By William Opalka
FERC ordered hearing and settlement procedures in a dispute over capacity obligations in an area of Northern Maine separate from ISO-NE (ER17-192).
The dispute concerns the Northern Maine Independent System Administrator, whose transmission system is not directly connected with the rest of New England and whose market participants are not subject to ISO-NE’s jurisdiction and do not participate in the New England Power Pool.
At issue is the ISA’s request to eliminate a requirement that market participants prove the deliverability for resources located outside Northern Maine but within the New Brunswick balancing authority area, of which the ISA is a part.
NMISA said the deliverability assurance requirement in its market rules is no longer needed because its rebuild of Line 691 and planned spring 2017 upgrade of the Tinker transformer at the New Brunswick-Northern Maine interface will eliminate the transmission constraint into the area.
The request was protested by ReEnergy Biomass Operations, which owns the 37-MW Fort Fairfield and 39-MW Ashland generating plants in Aroostook County, within the NMISA control area.

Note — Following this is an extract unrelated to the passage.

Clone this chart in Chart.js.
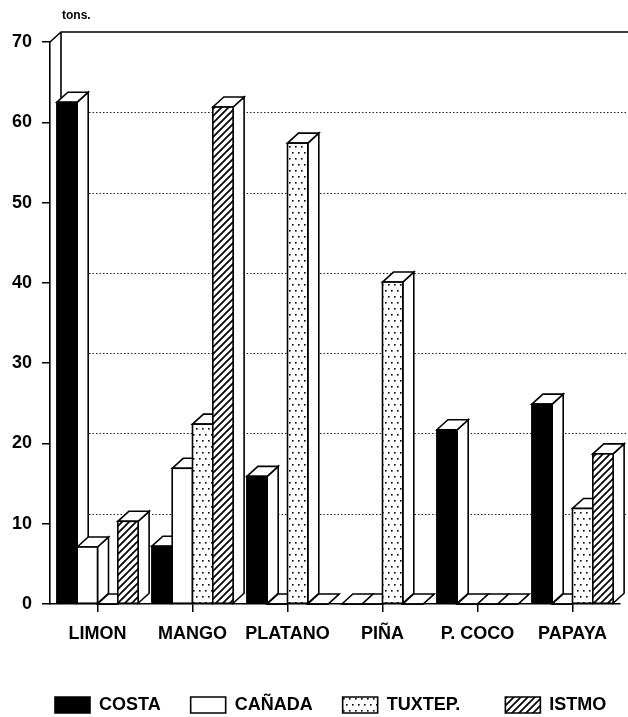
<!DOCTYPE html>
<html>
<head>
<meta charset="utf-8">
<script src="https://cdn.jsdelivr.net/npm/chart.js@4/dist/chart.umd.min.js"></script>
<style>
  html, body { margin: 0; padding: 0; background: #fff; }
  #wrap { width: 628px; height: 717px; }
</style>
</head>
<body>
<div id="wrap"><canvas id="chart"></canvas></div>
<script>
// data (tons.)
const categories = ['LIMON', 'MANGO', 'PLATANO', 'PIÑA', 'P. COCO', 'PAPAYA'];
const costa  = [62.5, 7.2, 15.9, 0, 21.7, 24.9];
const canada = [7.1, 16.9, 0, 0, 0, 0];
const tuxtep = [0, 22.4, 57.4, 40.1, 0, 11.9];
const istmo  = [10.3, 61.9, 0, 0, 0, 18.7];
const yTicks = [0, 10, 20, 30, 40, 50, 60, 70];

// 3d depth of the bars / back wall
const DX = 11, DY = -10;
const FONT = '"Liberation Sans", Arial, sans-serif';
// extra trailing spaces so the legend items spread like the original
const legendGaps = [5, 5, 8, 0];

function makePattern(kind) {
    let c = document.createElement('canvas');
    let g = c.getContext('2d');
    if (kind === 'dots') {
        c.width = 6; c.height = 12;
        g.fillStyle = '#fff'; g.fillRect(0, 0, 6, 12);
        g.fillStyle = '#000';
        g.fillRect(1, 2, 1.6, 1.6);
        g.fillRect(4, 8, 1.6, 1.6);
    } else {
        c.width = 7; c.height = 7;
        g.fillStyle = '#fff'; g.fillRect(0, 0, 7, 7);
        g.strokeStyle = '#000'; g.lineWidth = 1.7;
        g.beginPath();
        g.moveTo(-1, 8); g.lineTo(8, -1);
        g.moveTo(-5, 5); g.lineTo(5, -5);
        g.moveTo(2, 12); g.lineTo(12, 2);
        g.stroke();
    }
    return g.createPattern(c, 'repeat');
}

const fills = ['#000', '#fff', makePattern('dots'), makePattern('hatch')];

const bars3d = {
    id: 'bars3d',
    beforeDatasetsDraw(chart) {
        const ctx = chart.ctx;
        const y = chart.scales.y;
        const area = chart.chartArea;
        ctx.save();
        // back wall grid
        ctx.strokeStyle = '#222';
        ctx.lineWidth = 1;
        ctx.setLineDash([1.5, 2]);
        yTicks.slice(1, -1).forEach(v => {
            let py = Math.round(y.getPixelForValue(v) + DY) + 0.5;
            ctx.beginPath();
            ctx.moveTo(area.left + DX, py);
            ctx.lineTo(chart.width, py);
            ctx.stroke();
        });
        ctx.setLineDash([]);
        ctx.lineWidth = 1.6;
        ctx.strokeStyle = '#000';
        let top = y.getPixelForValue(yTicks[yTicks.length - 1]);
        let zero = y.getPixelForValue(0);
        ctx.beginPath();
        ctx.moveTo(chart.width, top + DY);
        ctx.lineTo(area.left + DX, top + DY);
        ctx.lineTo(area.left, top);
        ctx.moveTo(area.left + DX, top + DY);
        ctx.lineTo(area.left + DX, zero + DY);
        ctx.stroke();

        // bars, left to right so each front hides the previous side
        ctx.lineWidth = 1.6;
        for (let j = 0; j < categories.length; j++) {
            chart.data.datasets.forEach((ds, i) => {
                let el = chart.getDatasetMeta(i).data[j];
                let l = el.x - el.width / 2, r = el.x + el.width / 2;
                let t = el.y, b = el.base;
                ctx.fillStyle = '#fff';
                ctx.beginPath();
                ctx.moveTo(r, b); ctx.lineTo(r + DX, b + DY);
                ctx.lineTo(r + DX, t + DY); ctx.lineTo(r, t);
                ctx.closePath(); ctx.fill(); ctx.stroke();
                ctx.beginPath();
                ctx.moveTo(l, t); ctx.lineTo(l + DX, t + DY);
                ctx.lineTo(r + DX, t + DY); ctx.lineTo(r, t);
                ctx.closePath(); ctx.fill(); ctx.stroke();
                ctx.fillStyle = ds.backgroundColor;
                ctx.fillRect(l, t, r - l, b - t);
                ctx.strokeRect(l, t, r - l, b - t);
            });
        }
        ctx.restore();
        return false;
    },
    afterDraw(chart) {
        const ctx = chart.ctx;
        ctx.save();
        ctx.fillStyle = '#000';
        ctx.font = 'bold 12px ' + FONT;
        ctx.textBaseline = 'middle';
        ctx.fillText('tons.', chart.chartArea.left + DX + 1, 16);
        ctx.restore();
    }
};

let ctx = document.getElementById('chart').getContext('2d');
let chart = new Chart(ctx, {
    type: 'bar',
    data: {
        labels: categories,
        datasets: [
            { label: 'COSTA', data: costa },
            { label: 'CAÑADA', data: canada },
            { label: 'TUXTEP.', data: tuxtep },
            { label: 'ISTMO', data: istmo }
        ].map((d, i) => Object.assign(d, {
            backgroundColor: fills[i],
            borderColor: '#000',
            borderWidth: 1.6,
            borderSkipped: false,
            categoryPercentage: 0.855,
            barPercentage: 1
        }))
    },
    options: {
        responsive: true,
        maintainAspectRatio: false,
        animation: false,
        events: [],
        layout: { padding: { top: 42, left: 0, right: 8, bottom: -7 } },
        plugins: {
            tooltip: { enabled: false },
            legend: {
                position: 'bottom',
                align: 'start',
                fullSize: false,
                labels: {
                    color: '#000',
                    font: { family: FONT, size: 18, weight: 'bold' },
                    boxWidth: 35,
                    boxHeight: 16,
                    padding: 5,
                    generateLabels: c => Chart.defaults.plugins.legend.labels.generateLabels(c).map((it, i) => {
                        it.text = it.text + '\u00a0'.repeat(legendGaps[i]);
                        return it;
                    })
                }
            }
        },
        scales: {
            x: {
                afterFit: s => { s.height = 87; },
                grid: { display: true, drawOnChartArea: false, offset: false, tickLength: 8, color: '#000', lineWidth: 1.5 },
                border: { display: true, color: '#000', width: 1.6 },
                ticks: { color: '#000', padding: 11, font: { family: FONT, size: 18, weight: 'bold' } }
            },
            y: {
                min: 0,
                max: 70,
                afterFit: s => { s.width = 50; },
                afterBuildTicks: s => { s.ticks = yTicks.map(v => ({ value: v })); },
                grid: { drawOnChartArea: false, tickLength: 8, color: '#000', lineWidth: 1.5 },
                border: { display: true, color: '#000', width: 1.6 },
                ticks: { color: '#000', padding: 10, font: { family: FONT, size: 18, weight: 'bold' } }
            }
        }
    },
    plugins: [bars3d]
});
</script>
</body>
</html>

ReEnergy contends that even after completion of the upgrade, as much as 140 MW of load in Northern Maine could be reliant on 98 MW of available transmission capacity from New Brunswick. It said the upgrade was required to support 74 MW of existing firm reservations, meaning the upgrade would only add 24 MW of additional firm transmission capacity. Eliminating the deliverability requirement would impact reliability and distort price signals, it added.

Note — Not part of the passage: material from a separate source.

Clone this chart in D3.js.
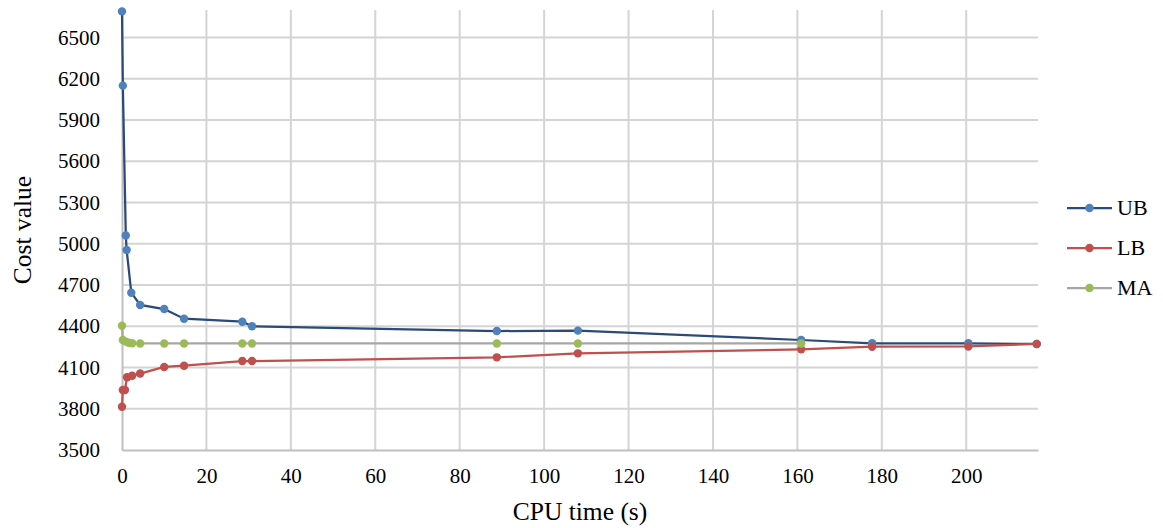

NMISA disputes ReEnergy’s calculations, saying its 140-MW load estimate includes Eastern Maine Electric Cooperative, which should not be counted because it is not connected to New Brunswick via the Emera Maine-New Brunswick interface.
It said that the total Emera Maine capacity requirement for summer 2016, including reserve margin, was 124 MW, below the 129-MW total summer transfer capability from New Brunswick to Northern Maine once the upgrade is complete.
The authority said ReEnergy opposes the changes because it wants to maintain a competitive advantage in the area. If the requirement were maintained, market participants would be incented to hoard firm transmission capacity, preventing other resources from competing in the market, it said. The authority’s position was backed by the Maine Public Utilities Commission, which also said it feared reduced competition and higher prices if the rule remained.
FERC’s Dec. 22 order accepted NMISA’s proposed change subject to refund but suspended it, saying it needed more information to resolve the factual dispute over how much capacity will be provided by the upgrade.
“NMISA has not demonstrated that the Tinker upgrade located at the New Brunswick-Northern Maine interface will relieve the constraint at this interface, or that capacity located inside and outside of the Northern Maine transmission system is capable of meeting Northern Maine’s peak load capacity requirements before and after the Tinker upgrade,” the commission said.